Task statement>
Exactly as written, write out the lines below from the first to the one containing "CartesianGrid, Legend, Label", inclusive. Pictures do not belong in the copy.

Provided data>
[start]
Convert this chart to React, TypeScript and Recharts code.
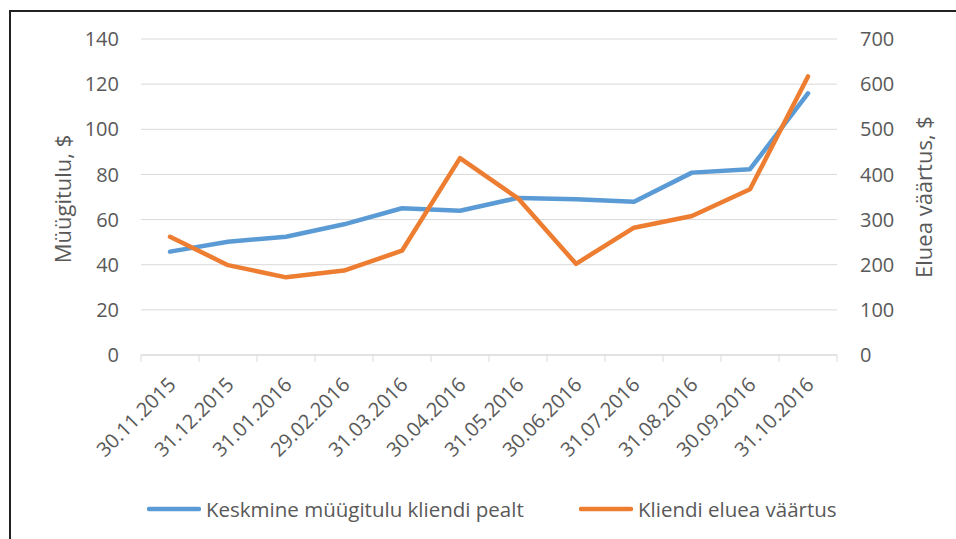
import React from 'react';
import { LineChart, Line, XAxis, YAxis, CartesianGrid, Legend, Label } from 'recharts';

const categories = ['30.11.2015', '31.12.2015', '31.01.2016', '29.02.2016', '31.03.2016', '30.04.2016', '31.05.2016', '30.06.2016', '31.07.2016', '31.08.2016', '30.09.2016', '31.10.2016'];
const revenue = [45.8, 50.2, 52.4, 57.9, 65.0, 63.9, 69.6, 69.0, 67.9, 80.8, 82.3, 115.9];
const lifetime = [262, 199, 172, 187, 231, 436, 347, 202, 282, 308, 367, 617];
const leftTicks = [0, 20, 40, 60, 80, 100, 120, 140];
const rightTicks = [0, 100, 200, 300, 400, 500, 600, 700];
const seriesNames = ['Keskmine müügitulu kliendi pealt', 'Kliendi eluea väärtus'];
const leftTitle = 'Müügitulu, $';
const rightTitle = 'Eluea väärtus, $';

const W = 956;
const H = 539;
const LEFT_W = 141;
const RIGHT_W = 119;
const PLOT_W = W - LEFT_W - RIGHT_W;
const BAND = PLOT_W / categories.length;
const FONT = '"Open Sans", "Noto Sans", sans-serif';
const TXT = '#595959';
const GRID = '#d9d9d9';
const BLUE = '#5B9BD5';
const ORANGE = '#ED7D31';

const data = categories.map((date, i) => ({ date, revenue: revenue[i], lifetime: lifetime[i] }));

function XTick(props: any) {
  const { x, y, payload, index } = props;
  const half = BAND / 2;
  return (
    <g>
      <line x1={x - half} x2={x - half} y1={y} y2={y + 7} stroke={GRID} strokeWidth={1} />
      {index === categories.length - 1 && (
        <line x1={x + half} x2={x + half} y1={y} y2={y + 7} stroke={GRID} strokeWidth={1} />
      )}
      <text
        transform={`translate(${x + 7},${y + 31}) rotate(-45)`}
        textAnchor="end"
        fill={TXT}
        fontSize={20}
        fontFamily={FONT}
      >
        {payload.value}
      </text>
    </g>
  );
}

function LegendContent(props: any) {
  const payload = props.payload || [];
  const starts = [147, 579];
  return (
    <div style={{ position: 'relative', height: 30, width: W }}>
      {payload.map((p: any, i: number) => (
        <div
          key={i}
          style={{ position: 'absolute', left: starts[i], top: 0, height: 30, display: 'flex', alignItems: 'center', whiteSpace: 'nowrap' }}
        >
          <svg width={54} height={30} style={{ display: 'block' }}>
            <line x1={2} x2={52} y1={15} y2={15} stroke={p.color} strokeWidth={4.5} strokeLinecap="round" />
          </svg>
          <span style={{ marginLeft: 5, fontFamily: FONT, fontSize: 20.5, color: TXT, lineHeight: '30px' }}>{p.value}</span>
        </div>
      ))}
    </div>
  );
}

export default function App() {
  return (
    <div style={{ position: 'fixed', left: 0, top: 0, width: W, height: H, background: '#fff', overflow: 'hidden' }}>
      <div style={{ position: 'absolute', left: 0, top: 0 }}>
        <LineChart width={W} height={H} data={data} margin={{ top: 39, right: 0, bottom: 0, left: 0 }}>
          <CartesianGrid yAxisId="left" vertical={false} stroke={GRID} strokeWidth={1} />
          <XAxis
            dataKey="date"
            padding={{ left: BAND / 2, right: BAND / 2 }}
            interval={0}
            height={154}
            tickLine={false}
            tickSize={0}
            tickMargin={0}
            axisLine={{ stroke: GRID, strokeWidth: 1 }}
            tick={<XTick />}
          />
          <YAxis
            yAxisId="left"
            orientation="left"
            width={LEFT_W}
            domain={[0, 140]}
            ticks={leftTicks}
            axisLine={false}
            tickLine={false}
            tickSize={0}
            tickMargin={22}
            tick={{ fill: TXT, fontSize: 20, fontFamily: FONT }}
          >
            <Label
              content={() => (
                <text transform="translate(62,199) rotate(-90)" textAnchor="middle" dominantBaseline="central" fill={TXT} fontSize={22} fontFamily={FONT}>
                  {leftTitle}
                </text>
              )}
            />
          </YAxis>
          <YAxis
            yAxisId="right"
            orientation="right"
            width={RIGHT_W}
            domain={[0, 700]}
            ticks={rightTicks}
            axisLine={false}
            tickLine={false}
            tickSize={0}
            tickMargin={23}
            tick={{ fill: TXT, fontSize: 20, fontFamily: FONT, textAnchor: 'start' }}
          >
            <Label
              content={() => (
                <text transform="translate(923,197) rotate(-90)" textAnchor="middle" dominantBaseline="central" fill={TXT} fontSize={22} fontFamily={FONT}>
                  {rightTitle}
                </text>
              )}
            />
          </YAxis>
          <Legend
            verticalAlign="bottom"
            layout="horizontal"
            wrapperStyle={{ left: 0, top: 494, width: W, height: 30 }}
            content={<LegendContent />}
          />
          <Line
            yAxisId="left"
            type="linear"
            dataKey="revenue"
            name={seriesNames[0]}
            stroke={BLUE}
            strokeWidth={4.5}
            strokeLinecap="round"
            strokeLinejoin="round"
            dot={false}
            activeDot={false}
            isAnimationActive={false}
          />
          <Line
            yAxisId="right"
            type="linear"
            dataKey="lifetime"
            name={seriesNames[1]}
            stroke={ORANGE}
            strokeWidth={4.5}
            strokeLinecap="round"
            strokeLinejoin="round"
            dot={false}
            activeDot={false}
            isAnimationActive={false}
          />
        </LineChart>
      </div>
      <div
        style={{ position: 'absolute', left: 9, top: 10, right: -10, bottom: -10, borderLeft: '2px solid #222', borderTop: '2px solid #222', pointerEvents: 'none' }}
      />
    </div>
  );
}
[end]
Right answer>
Convert this chart to React, TypeScript and Recharts code.
import React from 'react';
import { LineChart, Line, XAxis, YAxis, CartesianGrid, Legend, Label } from 'recharts';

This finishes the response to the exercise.